_PROBLEM REQUIREMENTS_. Every line below must be reproduced exactly. Copy them all.

_DATASET EXCERPT_.
* begin *

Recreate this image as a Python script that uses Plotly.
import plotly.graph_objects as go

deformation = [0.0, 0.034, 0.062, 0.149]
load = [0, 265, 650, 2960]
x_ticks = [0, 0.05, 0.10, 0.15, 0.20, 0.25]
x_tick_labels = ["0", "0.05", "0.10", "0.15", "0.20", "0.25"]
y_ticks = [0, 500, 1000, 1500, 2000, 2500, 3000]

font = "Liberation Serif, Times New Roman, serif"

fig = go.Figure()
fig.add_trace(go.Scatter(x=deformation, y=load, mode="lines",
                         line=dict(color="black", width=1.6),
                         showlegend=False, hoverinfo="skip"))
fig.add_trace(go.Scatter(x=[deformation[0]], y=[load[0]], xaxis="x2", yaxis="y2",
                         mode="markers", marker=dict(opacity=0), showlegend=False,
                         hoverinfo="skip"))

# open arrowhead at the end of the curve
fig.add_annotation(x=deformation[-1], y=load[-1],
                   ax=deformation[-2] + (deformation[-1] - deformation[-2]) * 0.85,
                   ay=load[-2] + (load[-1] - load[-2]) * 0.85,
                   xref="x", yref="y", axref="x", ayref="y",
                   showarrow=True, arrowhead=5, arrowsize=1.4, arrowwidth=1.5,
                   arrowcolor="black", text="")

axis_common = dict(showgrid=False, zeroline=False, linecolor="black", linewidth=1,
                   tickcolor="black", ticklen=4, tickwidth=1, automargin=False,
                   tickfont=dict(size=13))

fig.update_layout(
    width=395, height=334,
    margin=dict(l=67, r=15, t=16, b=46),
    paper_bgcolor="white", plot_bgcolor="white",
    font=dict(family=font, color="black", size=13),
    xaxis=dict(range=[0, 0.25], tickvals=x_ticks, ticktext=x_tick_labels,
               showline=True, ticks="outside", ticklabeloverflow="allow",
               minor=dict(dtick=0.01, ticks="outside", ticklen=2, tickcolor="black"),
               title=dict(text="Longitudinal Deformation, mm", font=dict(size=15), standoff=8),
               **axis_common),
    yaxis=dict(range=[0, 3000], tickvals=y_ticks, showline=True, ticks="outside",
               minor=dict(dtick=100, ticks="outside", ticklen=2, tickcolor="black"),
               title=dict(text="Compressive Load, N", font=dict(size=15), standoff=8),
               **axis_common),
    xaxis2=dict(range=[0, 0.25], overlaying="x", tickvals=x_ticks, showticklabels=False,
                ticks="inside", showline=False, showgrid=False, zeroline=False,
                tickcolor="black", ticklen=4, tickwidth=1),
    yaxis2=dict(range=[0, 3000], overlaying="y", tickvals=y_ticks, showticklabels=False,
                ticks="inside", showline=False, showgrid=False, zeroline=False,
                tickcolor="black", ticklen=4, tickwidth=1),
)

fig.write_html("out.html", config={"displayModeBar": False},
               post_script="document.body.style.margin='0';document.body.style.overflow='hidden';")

* end *

_EXERCISE SOLUTION_.
Recreate this image as a Python script that uses Plotly.
import plotly.graph_objects as go

deformation = [0.0, 0.034, 0.062, 0.149]
load = [0, 265, 650, 2960]
x_ticks = [0, 0.05, 0.10, 0.15, 0.20, 0.25]
x_tick_labels = ["0", "0.05", "0.10", "0.15", "0.20", "0.25"]
y_ticks = [0, 500, 1000, 1500, 2000, 2500, 3000]

font = "Liberation Serif, Times New Roman, serif"

fig = go.Figure()
fig.add_trace(go.Scatter(x=deformation, y=load, mode="lines",
                         line=dict(color="black", width=1.6),
                         showlegend=False, hoverinfo="skip"))
fig.add_trace(go.Scatter(x=[deformation[0]], y=[load[0]], xaxis="x2", yaxis="y2",
                         mode="markers", marker=dict(opacity=0), showlegend=False,
                         hoverinfo="skip"))

# open arrowhead at the end of the curve
fig.add_annotation(x=deformation[-1], y=load[-1],
                   ax=deformation[-2] + (deformation[-1] - deformation[-2]) * 0.85,
                   ay=load[-2] + (load[-1] - load[-2]) * 0.85,
                   xref="x", yref="y", axref="x", ayref="y",
                   showarrow=True, arrowhead=5, arrowsize=1.4, arrowwidth=1.5,
                   arrowcolor="black", text="")

axis_common = dict(showgrid=False, zeroline=False, linecolor="black", linewidth=1,
                   tickcolor="black", ticklen=4, tickwidth=1, automargin=False,
                   tickfont=dict(size=13))

fig.update_layout(
    width=395, height=334,
    margin=dict(l=67, r=15, t=16, b=46),
    paper_bgcolor="white", plot_bgcolor="white",
    font=dict(family=font, color="black", size=13),
    xaxis=dict(range=[0, 0.25], tickvals=x_ticks, ticktext=x_tick_labels,
               showline=True, ticks="outside", ticklabeloverflow="allow",
               minor=dict(dtick=0.01, ticks="outside", ticklen=2, tickcolor="black"),
               title=dict(text="Longitudinal Deformation, mm", font=dict(size=15), standoff=8),
               **axis_common),
    yaxis=dict(range=[0, 3000], tickvals=y_ticks, showline=True, ticks="outside",
               minor=dict(dtick=100, ticks="outside", ticklen=2, tickcolor="black"),
               title=dict(text="Compressive Load, N", font=dict(size=15), standoff=8),
               **axis_common),
    xaxis2=dict(range=[0, 0.25], overlaying="x", tickvals=x_ticks, showticklabels=False,
                ticks="inside", showline=False, showgrid=False, zeroline=False,
                tickcolor="black", ticklen=4, tickwidth=1),
    yaxis2=dict(range=[0, 3000], overlaying="y", tickvals=y_ticks, showticklabels=False,
                ticks="inside", showline=False, showgrid=False, zeroline=False,
                tickcolor="black", ticklen=4, tickwidth=1),
)

fig.write_html("out.html", config={"displayModeBar": False},
               post_script="document.body.style.margin='0';document.body.style.overflow='hidden';")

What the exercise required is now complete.